[Rows from a dataset of charts and code]
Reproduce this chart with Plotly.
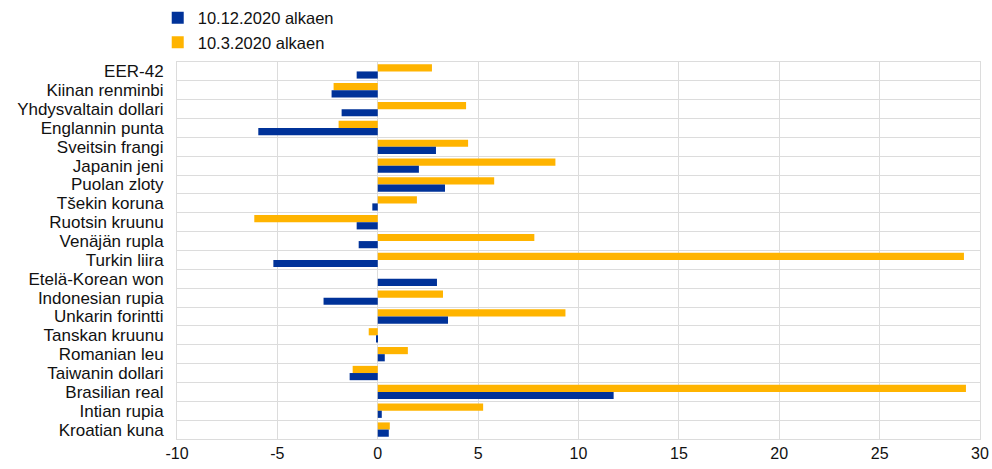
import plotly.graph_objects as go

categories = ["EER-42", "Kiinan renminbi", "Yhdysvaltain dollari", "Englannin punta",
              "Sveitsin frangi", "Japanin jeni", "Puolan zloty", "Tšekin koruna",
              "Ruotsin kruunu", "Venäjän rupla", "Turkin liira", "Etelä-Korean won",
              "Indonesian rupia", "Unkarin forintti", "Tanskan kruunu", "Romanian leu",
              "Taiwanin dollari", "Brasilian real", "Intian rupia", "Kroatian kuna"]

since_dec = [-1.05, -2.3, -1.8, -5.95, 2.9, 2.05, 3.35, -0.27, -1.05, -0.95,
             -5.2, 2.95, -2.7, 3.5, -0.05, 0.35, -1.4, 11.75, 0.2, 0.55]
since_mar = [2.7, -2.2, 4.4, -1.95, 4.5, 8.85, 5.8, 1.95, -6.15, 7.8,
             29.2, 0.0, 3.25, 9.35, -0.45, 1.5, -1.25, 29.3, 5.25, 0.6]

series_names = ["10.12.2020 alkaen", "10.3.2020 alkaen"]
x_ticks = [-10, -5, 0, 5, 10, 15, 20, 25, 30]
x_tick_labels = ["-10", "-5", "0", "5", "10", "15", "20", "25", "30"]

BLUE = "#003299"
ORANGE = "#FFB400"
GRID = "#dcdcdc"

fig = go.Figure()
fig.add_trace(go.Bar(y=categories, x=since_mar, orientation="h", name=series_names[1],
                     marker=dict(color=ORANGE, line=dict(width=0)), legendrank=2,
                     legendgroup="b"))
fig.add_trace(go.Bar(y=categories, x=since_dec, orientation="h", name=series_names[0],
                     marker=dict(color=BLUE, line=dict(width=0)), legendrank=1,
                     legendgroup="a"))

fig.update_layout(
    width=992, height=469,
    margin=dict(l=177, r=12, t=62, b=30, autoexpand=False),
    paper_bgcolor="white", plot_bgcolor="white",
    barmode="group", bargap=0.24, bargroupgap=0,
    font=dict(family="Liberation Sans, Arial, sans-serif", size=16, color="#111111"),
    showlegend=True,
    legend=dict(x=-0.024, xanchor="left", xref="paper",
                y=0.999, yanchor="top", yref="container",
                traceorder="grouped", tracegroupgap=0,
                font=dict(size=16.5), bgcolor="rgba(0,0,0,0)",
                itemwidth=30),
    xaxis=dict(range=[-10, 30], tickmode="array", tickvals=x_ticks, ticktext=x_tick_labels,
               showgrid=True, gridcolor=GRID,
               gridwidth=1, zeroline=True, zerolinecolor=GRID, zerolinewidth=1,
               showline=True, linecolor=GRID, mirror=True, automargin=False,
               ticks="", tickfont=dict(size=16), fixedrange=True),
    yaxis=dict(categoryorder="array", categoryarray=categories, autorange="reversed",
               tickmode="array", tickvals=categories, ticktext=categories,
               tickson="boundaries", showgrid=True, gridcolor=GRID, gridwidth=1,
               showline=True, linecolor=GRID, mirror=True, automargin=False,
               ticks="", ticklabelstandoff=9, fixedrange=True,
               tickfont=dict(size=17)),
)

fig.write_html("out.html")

==

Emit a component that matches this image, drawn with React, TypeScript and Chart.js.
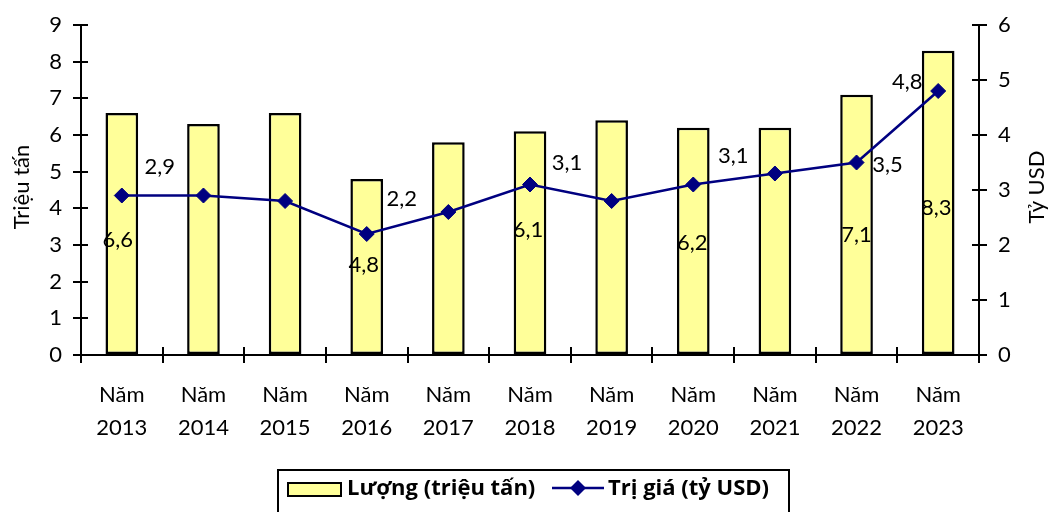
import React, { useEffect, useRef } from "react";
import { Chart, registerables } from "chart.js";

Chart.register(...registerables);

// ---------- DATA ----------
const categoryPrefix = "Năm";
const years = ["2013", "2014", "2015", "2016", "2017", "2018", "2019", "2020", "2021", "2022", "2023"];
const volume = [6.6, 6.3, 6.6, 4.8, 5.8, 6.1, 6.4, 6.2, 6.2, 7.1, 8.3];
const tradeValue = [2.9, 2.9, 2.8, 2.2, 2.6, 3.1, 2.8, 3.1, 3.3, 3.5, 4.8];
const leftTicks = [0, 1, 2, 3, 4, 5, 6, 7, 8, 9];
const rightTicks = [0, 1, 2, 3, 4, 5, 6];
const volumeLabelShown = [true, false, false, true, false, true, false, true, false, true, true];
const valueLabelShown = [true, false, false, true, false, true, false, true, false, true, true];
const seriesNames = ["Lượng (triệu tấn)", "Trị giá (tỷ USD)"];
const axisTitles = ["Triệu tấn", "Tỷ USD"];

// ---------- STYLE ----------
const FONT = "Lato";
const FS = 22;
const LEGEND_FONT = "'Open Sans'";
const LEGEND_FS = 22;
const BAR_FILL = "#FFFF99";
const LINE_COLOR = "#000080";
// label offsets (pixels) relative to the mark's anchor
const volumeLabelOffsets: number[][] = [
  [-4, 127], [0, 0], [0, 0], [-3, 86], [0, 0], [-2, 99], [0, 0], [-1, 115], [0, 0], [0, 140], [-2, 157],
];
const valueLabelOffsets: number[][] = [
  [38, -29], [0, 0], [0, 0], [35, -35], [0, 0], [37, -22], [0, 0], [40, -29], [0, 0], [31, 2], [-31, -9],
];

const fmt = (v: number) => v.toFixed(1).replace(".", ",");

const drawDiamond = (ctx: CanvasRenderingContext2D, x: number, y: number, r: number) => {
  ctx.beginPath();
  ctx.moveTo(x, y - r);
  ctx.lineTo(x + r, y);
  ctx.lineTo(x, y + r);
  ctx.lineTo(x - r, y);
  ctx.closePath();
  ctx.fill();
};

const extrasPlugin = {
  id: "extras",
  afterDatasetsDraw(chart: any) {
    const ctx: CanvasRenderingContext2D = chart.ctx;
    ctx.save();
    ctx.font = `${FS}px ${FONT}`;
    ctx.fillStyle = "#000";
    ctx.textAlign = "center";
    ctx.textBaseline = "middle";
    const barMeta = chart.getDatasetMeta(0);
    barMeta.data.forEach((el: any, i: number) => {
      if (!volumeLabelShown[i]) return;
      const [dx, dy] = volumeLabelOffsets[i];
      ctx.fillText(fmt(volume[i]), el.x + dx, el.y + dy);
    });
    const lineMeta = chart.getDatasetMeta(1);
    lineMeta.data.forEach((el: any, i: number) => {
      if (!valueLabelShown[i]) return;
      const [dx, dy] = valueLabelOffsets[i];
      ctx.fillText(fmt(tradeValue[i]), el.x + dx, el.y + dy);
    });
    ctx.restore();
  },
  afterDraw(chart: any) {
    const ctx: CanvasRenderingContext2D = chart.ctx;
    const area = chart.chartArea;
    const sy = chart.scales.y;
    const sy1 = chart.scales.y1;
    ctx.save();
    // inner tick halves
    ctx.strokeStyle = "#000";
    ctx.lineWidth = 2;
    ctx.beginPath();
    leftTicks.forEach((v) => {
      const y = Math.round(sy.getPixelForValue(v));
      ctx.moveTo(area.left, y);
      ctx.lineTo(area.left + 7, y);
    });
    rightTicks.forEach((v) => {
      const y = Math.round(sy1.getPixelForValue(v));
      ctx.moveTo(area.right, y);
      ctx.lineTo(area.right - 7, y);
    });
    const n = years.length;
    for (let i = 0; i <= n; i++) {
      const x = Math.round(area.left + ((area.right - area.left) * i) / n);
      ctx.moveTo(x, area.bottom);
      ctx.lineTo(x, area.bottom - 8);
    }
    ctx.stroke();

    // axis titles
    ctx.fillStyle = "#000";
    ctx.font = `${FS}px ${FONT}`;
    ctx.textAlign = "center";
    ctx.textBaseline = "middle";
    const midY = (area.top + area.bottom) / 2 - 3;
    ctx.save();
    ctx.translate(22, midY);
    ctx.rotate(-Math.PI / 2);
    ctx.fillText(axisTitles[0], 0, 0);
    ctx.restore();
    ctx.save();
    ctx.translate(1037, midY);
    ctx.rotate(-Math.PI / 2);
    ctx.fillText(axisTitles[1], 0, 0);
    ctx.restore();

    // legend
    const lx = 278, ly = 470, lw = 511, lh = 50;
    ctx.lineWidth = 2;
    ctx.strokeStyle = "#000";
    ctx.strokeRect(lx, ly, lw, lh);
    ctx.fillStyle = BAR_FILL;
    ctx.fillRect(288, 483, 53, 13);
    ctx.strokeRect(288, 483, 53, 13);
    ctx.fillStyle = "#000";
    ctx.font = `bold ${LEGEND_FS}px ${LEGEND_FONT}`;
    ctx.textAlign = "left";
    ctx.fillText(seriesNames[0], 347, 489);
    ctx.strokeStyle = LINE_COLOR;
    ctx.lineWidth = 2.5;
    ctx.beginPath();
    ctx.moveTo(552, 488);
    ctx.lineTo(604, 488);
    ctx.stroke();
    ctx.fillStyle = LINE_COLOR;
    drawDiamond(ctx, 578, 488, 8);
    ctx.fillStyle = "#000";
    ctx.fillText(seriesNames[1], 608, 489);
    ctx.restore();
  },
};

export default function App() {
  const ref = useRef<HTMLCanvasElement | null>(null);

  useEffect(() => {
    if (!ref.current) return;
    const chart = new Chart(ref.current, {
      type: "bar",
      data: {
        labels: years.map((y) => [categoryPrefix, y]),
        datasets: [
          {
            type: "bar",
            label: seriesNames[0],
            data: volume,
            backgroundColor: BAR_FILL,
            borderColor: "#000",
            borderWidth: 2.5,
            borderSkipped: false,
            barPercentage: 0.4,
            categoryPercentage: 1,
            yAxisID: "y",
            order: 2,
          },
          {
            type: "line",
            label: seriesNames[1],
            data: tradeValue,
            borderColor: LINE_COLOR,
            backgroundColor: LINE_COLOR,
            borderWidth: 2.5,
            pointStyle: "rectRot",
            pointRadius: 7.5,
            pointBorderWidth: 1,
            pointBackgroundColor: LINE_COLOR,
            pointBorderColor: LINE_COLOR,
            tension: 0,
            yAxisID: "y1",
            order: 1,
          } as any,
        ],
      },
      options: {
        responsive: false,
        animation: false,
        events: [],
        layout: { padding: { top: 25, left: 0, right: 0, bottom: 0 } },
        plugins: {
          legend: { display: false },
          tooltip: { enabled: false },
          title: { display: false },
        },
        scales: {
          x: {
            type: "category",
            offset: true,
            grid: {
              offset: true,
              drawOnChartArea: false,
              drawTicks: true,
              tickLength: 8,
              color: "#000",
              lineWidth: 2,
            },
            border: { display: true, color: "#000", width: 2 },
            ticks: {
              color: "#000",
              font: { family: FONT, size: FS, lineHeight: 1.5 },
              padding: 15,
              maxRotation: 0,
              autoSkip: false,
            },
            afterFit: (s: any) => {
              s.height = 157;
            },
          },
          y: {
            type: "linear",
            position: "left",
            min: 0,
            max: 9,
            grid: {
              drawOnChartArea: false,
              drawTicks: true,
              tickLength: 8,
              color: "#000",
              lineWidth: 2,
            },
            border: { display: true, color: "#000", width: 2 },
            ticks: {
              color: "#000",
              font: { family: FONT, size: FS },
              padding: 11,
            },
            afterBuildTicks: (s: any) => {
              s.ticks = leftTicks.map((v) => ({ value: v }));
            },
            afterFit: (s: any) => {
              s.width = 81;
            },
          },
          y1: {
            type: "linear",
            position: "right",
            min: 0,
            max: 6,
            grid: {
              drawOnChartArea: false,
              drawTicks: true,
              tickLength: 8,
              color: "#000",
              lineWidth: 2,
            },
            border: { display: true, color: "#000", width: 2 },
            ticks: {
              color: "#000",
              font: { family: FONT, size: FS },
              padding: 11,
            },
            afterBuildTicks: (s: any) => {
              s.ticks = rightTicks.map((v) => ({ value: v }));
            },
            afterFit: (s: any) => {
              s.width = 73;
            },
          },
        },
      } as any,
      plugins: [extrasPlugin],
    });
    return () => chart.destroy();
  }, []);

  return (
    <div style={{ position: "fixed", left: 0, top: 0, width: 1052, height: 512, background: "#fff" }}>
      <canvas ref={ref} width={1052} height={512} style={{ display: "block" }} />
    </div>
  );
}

**Problem statement:**
Do not include pictures. Give again exactly the lines starting at the one with "Emit a component" and ending at the one with "Chart.register(...registerables);", both included.

**Exercise result:**
Emit a component that matches this image, drawn with React, TypeScript and Chart.js.
import React, { useEffect, useRef } from "react";
import { Chart, registerables } from "chart.js";

Chart.register(...registerables);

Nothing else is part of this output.